**PROBLEM TO SOLVE:** Reproduce all of the data below without alteration; exclude every picture.

**GIVEN MATERIAL:**
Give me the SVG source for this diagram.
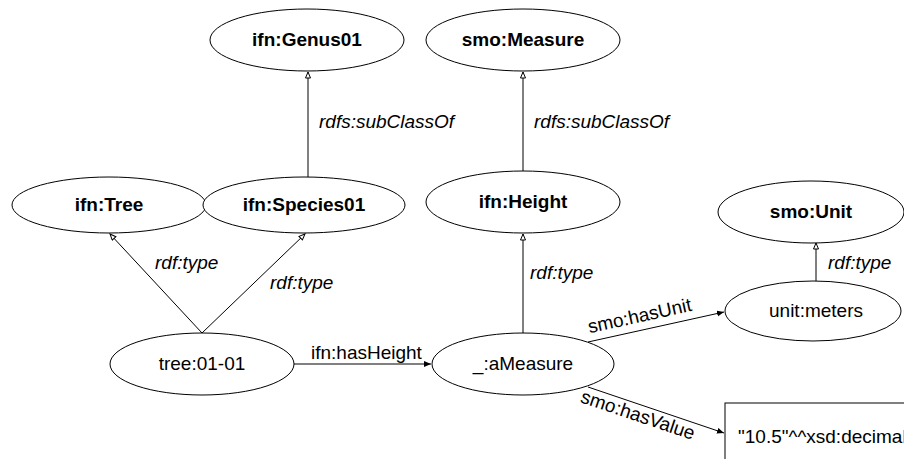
<svg xmlns="http://www.w3.org/2000/svg" width="904" height="459" viewBox="0 0 904 459">
<style>
.n ellipse{fill:#fff;stroke:#000;stroke-width:1}
.n rect{fill:#fff;stroke:#000;stroke-width:1}
.t{font-family:"Liberation Sans",Arial,sans-serif;font-size:19px;fill:#000}
.b{font-weight:bold;text-anchor:middle}
.m{text-anchor:middle}
.i{font-style:italic}
.e{stroke:#000;stroke-width:1;fill:none}
.o{marker-end:url(#open)}
.f{marker-end:url(#fill)}
</style>
<defs>
<marker id="open" markerUnits="userSpaceOnUse" markerWidth="10" markerHeight="10" refX="7" refY="3" orient="auto">
<path d="M1,0.5 L7,3 L1,5.5 Z" fill="#fff" stroke="#000" stroke-width="1"/>
</marker>
<marker id="fill" markerUnits="userSpaceOnUse" markerWidth="10" markerHeight="10" refX="7" refY="3" orient="auto">
<path d="M0,0 L7,3 L0,6 Z" fill="#000"/>
</marker>
</defs>
<g id="connectors">
<line class="e o" x1="202" y1="333" x2="110" y2="234"/>
<line class="e o" x1="202" y1="333" x2="305" y2="234"/>
<line class="e o" x1="308" y1="177" x2="308" y2="72"/>
<line class="e o" x1="523" y1="171" x2="523" y2="72"/>
<line class="e o" x1="523" y1="333" x2="523" y2="234"/>
<line class="e o" x1="816" y1="281" x2="816" y2="243"/>
<line class="e f" x1="293" y1="364" x2="431" y2="364"/>
<line class="e f" x1="588" y1="342" x2="724" y2="312"/>
<line class="e f" x1="588" y1="387" x2="724" y2="433"/>
<text class="t i" x="155" y="269">rdf:type</text>
<text class="t i" x="270" y="289">rdf:type</text>
<text class="t i" x="319" y="128">rdfs:subClassOf</text>
<text class="t i" x="534" y="128">rdfs:subClassOf</text>
<text class="t i" x="530" y="279">rdf:type</text>
<text class="t i" x="828" y="269">rdf:type</text>
<text class="t" x="311" y="359">ifn:hasHeight</text>
<text class="t m" transform="translate(641,322) rotate(-12.4)">smo:hasUnit</text>
<text class="t m" transform="translate(636,421) rotate(18.6)">smo:hasValue</text>
</g>
<g id="genus01" class="n"><ellipse cx="307" cy="40" rx="97" ry="31"/><text class="t b" x="307" y="46">ifn:Genus01</text></g>
<g id="measure" class="n"><ellipse cx="523" cy="40" rx="97" ry="31"/><text class="t b" x="523" y="46">smo:Measure</text></g>
<g id="tree" class="n"><ellipse cx="109" cy="205" rx="97" ry="28"/><text class="t b" x="109" y="211">ifn:Tree</text></g>
<g id="species01" class="n"><ellipse cx="304" cy="205" rx="101" ry="28"/><text class="t b" x="304" y="211">ifn:Species01</text></g>
<g id="height" class="n"><ellipse cx="523" cy="202" rx="97" ry="31"/><text class="t b" x="523" y="208">ifn:Height</text></g>
<g id="unit" class="n"><ellipse cx="811" cy="212" rx="93" ry="31"/><text class="t b" x="811" y="218">smo:Unit</text></g>
<g id="tree0101" class="n"><ellipse cx="202" cy="364" rx="92" ry="31"/><text class="t m" x="202" y="370">tree:01-01</text></g>
<g id="aMeasure" class="n"><ellipse cx="523" cy="364" rx="91" ry="31"/><text class="t m" x="523" y="370">_:aMeasure</text></g>
<g id="meters" class="n"><ellipse cx="813" cy="311" rx="88" ry="30"/><text class="t m" x="816" y="317">unit:meters</text></g>
<g id="value" class="n"><rect x="725" y="403" width="220" height="80"/><text class="t" x="738" y="443">"10.5"^^xsd:decimal</text></g>
</svg>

**SOLUTION FOR THIS EXERCISE:**
Give me the SVG source for this diagram.
<svg xmlns="http://www.w3.org/2000/svg" width="904" height="459" viewBox="0 0 904 459">
<style>
.n ellipse{fill:#fff;stroke:#000;stroke-width:1}
.n rect{fill:#fff;stroke:#000;stroke-width:1}
.t{font-family:"Liberation Sans",Arial,sans-serif;font-size:19px;fill:#000}
.b{font-weight:bold;text-anchor:middle}
.m{text-anchor:middle}
.i{font-style:italic}
.e{stroke:#000;stroke-width:1;fill:none}
.o{marker-end:url(#open)}
.f{marker-end:url(#fill)}
</style>
<defs>
<marker id="open" markerUnits="userSpaceOnUse" markerWidth="10" markerHeight="10" refX="7" refY="3" orient="auto">
<path d="M1,0.5 L7,3 L1,5.5 Z" fill="#fff" stroke="#000" stroke-width="1"/>
</marker>
<marker id="fill" markerUnits="userSpaceOnUse" markerWidth="10" markerHeight="10" refX="7" refY="3" orient="auto">
<path d="M0,0 L7,3 L0,6 Z" fill="#000"/>
</marker>
</defs>
<g id="connectors">
<line class="e o" x1="202" y1="333" x2="110" y2="234"/>
<line class="e o" x1="202" y1="333" x2="305" y2="234"/>
<line class="e o" x1="308" y1="177" x2="308" y2="72"/>
<line class="e o" x1="523" y1="171" x2="523" y2="72"/>
<line class="e o" x1="523" y1="333" x2="523" y2="234"/>
<line class="e o" x1="816" y1="281" x2="816" y2="243"/>
<line class="e f" x1="293" y1="364" x2="431" y2="364"/>
<line class="e f" x1="588" y1="342" x2="724" y2="312"/>
<line class="e f" x1="588" y1="387" x2="724" y2="433"/>
<text class="t i" x="155" y="269">rdf:type</text>
<text class="t i" x="270" y="289">rdf:type</text>
<text class="t i" x="319" y="128">rdfs:subClassOf</text>
<text class="t i" x="534" y="128">rdfs:subClassOf</text>
<text class="t i" x="530" y="279">rdf:type</text>
<text class="t i" x="828" y="269">rdf:type</text>
<text class="t" x="311" y="359">ifn:hasHeight</text>
<text class="t m" transform="translate(641,322) rotate(-12.4)">smo:hasUnit</text>
<text class="t m" transform="translate(636,421) rotate(18.6)">smo:hasValue</text>
</g>
<g id="genus01" class="n"><ellipse cx="307" cy="40" rx="97" ry="31"/><text class="t b" x="307" y="46">ifn:Genus01</text></g>
<g id="measure" class="n"><ellipse cx="523" cy="40" rx="97" ry="31"/><text class="t b" x="523" y="46">smo:Measure</text></g>
<g id="tree" class="n"><ellipse cx="109" cy="205" rx="97" ry="28"/><text class="t b" x="109" y="211">ifn:Tree</text></g>
<g id="species01" class="n"><ellipse cx="304" cy="205" rx="101" ry="28"/><text class="t b" x="304" y="211">ifn:Species01</text></g>
<g id="height" class="n"><ellipse cx="523" cy="202" rx="97" ry="31"/><text class="t b" x="523" y="208">ifn:Height</text></g>
<g id="unit" class="n"><ellipse cx="811" cy="212" rx="93" ry="31"/><text class="t b" x="811" y="218">smo:Unit</text></g>
<g id="tree0101" class="n"><ellipse cx="202" cy="364" rx="92" ry="31"/><text class="t m" x="202" y="370">tree:01-01</text></g>
<g id="aMeasure" class="n"><ellipse cx="523" cy="364" rx="91" ry="31"/><text class="t m" x="523" y="370">_:aMeasure</text></g>
<g id="meters" class="n"><ellipse cx="813" cy="311" rx="88" ry="30"/><text class="t m" x="816" y="317">unit:meters</text></g>
<g id="value" class="n"><rect x="725" y="403" width="220" height="80"/><text class="t" x="738" y="443">"10.5"^^xsd:decimal</text></g>
</svg>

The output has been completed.